The request.
Up to and including the line with "(0,0) rectangle (1303,-1220);", write out the listing from its first line, minus the pictures.

[start of Provided material]

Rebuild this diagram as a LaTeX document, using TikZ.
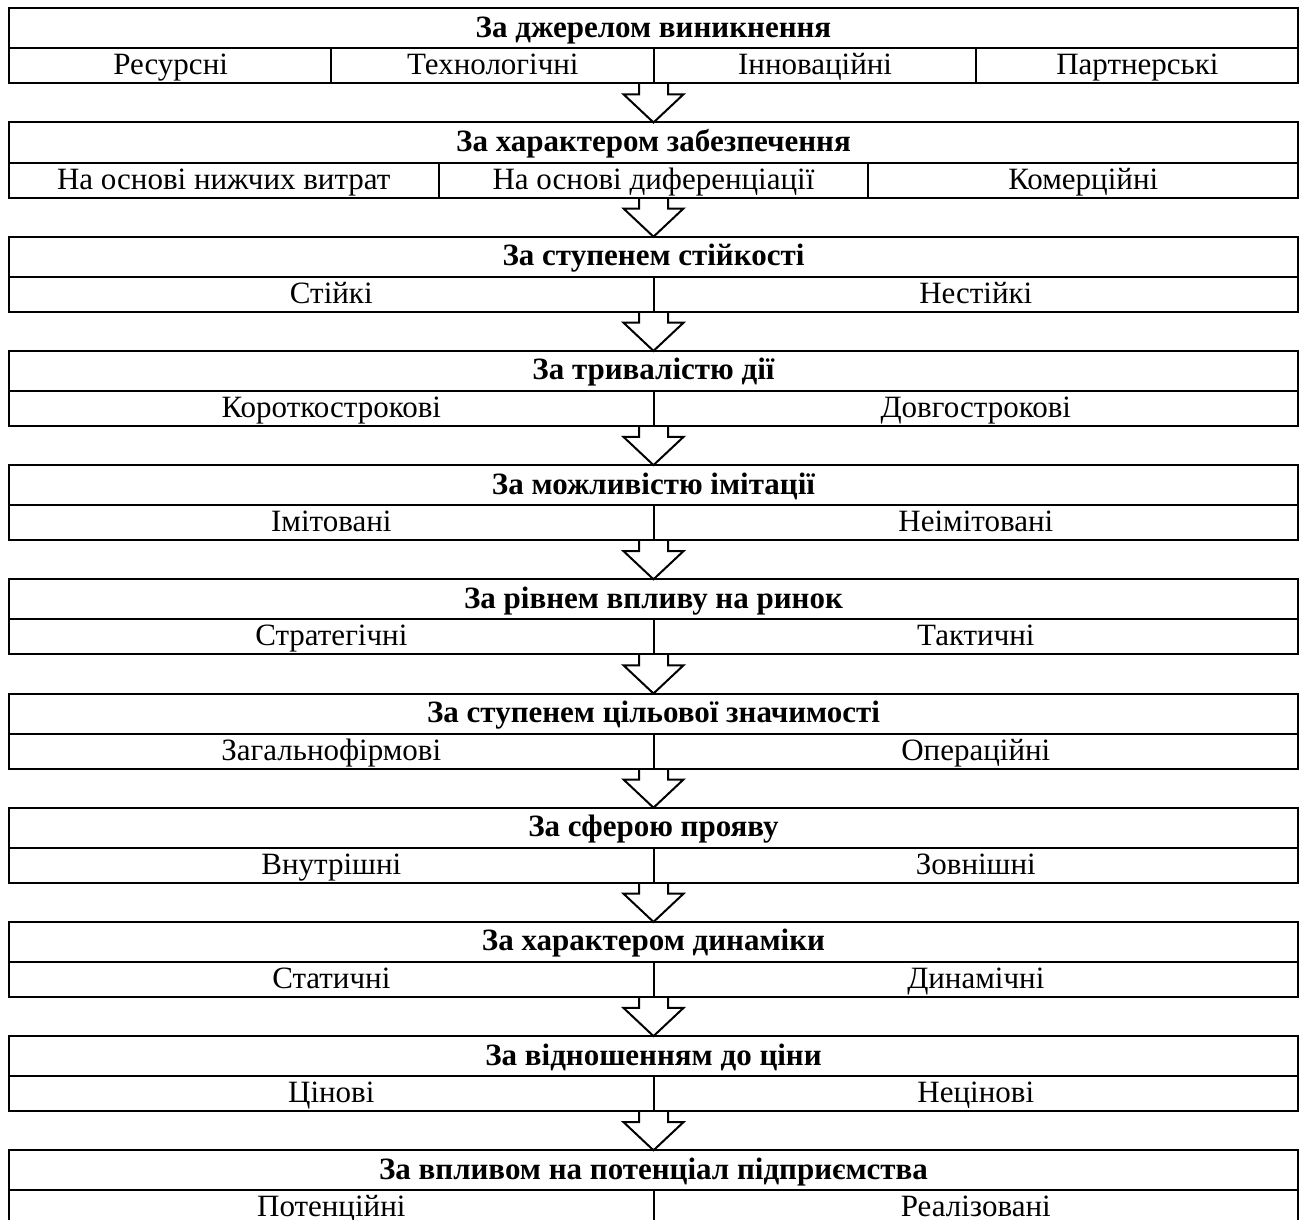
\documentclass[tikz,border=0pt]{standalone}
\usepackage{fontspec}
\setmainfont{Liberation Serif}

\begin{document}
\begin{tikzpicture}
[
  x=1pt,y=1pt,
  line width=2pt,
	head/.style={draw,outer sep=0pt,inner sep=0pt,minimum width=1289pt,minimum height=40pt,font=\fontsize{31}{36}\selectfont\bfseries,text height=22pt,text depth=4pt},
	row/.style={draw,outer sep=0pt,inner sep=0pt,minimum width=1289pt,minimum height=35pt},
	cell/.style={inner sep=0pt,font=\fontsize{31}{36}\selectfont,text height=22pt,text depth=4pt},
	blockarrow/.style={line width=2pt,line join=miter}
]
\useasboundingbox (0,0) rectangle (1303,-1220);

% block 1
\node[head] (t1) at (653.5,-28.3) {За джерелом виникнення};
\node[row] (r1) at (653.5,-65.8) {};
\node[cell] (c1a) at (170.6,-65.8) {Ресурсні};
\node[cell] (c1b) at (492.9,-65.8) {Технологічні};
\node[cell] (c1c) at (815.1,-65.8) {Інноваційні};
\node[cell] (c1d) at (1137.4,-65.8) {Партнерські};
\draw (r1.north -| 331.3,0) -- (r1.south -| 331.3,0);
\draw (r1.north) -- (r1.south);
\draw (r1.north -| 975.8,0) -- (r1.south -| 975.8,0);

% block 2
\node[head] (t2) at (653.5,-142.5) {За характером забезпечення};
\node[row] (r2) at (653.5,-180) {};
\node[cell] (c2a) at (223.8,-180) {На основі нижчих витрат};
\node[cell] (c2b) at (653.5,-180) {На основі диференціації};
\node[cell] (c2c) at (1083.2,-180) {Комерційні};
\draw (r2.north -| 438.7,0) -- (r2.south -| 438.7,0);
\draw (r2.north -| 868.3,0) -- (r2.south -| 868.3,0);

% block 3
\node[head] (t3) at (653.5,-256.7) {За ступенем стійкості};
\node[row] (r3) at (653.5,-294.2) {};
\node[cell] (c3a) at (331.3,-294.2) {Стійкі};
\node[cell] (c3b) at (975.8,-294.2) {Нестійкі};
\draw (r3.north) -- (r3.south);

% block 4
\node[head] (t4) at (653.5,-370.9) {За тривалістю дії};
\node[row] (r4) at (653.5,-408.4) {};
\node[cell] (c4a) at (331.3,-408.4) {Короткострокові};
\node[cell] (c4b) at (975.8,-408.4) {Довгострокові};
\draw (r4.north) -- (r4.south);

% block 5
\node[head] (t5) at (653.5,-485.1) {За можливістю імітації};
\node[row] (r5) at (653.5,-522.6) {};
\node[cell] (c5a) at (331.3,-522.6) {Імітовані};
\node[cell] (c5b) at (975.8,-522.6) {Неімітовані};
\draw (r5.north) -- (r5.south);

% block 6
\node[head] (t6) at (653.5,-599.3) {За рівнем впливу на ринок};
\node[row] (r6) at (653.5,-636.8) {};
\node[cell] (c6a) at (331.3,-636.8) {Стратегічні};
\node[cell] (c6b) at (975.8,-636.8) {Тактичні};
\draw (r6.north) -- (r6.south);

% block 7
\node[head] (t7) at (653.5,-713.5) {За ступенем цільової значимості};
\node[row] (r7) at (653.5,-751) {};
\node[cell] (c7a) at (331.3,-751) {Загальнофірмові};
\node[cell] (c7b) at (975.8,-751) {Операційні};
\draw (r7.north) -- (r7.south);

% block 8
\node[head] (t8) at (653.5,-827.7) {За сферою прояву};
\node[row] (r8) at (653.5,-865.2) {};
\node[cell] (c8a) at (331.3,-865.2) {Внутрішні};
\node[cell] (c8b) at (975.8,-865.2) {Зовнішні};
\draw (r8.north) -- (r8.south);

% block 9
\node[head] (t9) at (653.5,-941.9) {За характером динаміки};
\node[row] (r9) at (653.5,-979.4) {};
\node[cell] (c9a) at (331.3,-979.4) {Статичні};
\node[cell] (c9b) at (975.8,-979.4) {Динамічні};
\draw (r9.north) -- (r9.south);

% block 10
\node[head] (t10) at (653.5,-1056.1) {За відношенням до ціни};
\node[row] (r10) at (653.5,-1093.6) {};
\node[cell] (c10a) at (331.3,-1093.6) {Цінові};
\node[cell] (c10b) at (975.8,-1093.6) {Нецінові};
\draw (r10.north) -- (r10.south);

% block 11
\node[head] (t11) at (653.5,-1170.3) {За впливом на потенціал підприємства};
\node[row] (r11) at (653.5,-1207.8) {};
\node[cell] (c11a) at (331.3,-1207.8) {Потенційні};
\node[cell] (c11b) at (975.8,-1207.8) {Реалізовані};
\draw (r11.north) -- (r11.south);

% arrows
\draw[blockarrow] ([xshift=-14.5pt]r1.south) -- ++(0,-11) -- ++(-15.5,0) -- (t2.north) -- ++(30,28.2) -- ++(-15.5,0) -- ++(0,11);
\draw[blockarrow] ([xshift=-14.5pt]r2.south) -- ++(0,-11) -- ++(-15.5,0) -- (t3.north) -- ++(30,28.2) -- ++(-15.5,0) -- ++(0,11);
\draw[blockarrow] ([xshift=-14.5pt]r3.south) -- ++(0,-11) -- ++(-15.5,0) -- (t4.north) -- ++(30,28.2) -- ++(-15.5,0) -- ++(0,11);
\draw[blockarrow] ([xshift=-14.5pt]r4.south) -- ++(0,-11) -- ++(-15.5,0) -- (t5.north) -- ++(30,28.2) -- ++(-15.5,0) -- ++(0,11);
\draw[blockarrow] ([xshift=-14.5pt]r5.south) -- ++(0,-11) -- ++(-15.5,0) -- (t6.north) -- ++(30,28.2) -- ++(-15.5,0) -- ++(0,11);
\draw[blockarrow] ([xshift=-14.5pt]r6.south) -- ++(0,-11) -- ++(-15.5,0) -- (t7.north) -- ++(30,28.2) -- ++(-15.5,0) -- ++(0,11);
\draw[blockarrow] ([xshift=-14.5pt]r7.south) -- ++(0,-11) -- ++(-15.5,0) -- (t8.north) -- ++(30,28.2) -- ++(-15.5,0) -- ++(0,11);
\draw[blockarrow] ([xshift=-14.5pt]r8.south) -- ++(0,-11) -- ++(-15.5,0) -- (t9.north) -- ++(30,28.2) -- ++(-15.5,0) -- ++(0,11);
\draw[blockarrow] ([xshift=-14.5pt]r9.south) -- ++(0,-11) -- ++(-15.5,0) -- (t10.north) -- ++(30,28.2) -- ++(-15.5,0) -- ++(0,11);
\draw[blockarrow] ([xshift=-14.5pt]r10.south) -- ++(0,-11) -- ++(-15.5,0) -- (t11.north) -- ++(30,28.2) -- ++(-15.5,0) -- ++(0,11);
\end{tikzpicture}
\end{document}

[end of Provided material]

Reply to the task.
Rebuild this diagram as a LaTeX document, using TikZ.
\documentclass[tikz,border=0pt]{standalone}
\usepackage{fontspec}
\setmainfont{Liberation Serif}

\begin{document}
\begin{tikzpicture}
[
  x=1pt,y=1pt,
  line width=2pt,
	head/.style={draw,outer sep=0pt,inner sep=0pt,minimum width=1289pt,minimum height=40pt,font=\fontsize{31}{36}\selectfont\bfseries,text height=22pt,text depth=4pt},
	row/.style={draw,outer sep=0pt,inner sep=0pt,minimum width=1289pt,minimum height=35pt},
	cell/.style={inner sep=0pt,font=\fontsize{31}{36}\selectfont,text height=22pt,text depth=4pt},
	blockarrow/.style={line width=2pt,line join=miter}
]
\useasboundingbox (0,0) rectangle (1303,-1220);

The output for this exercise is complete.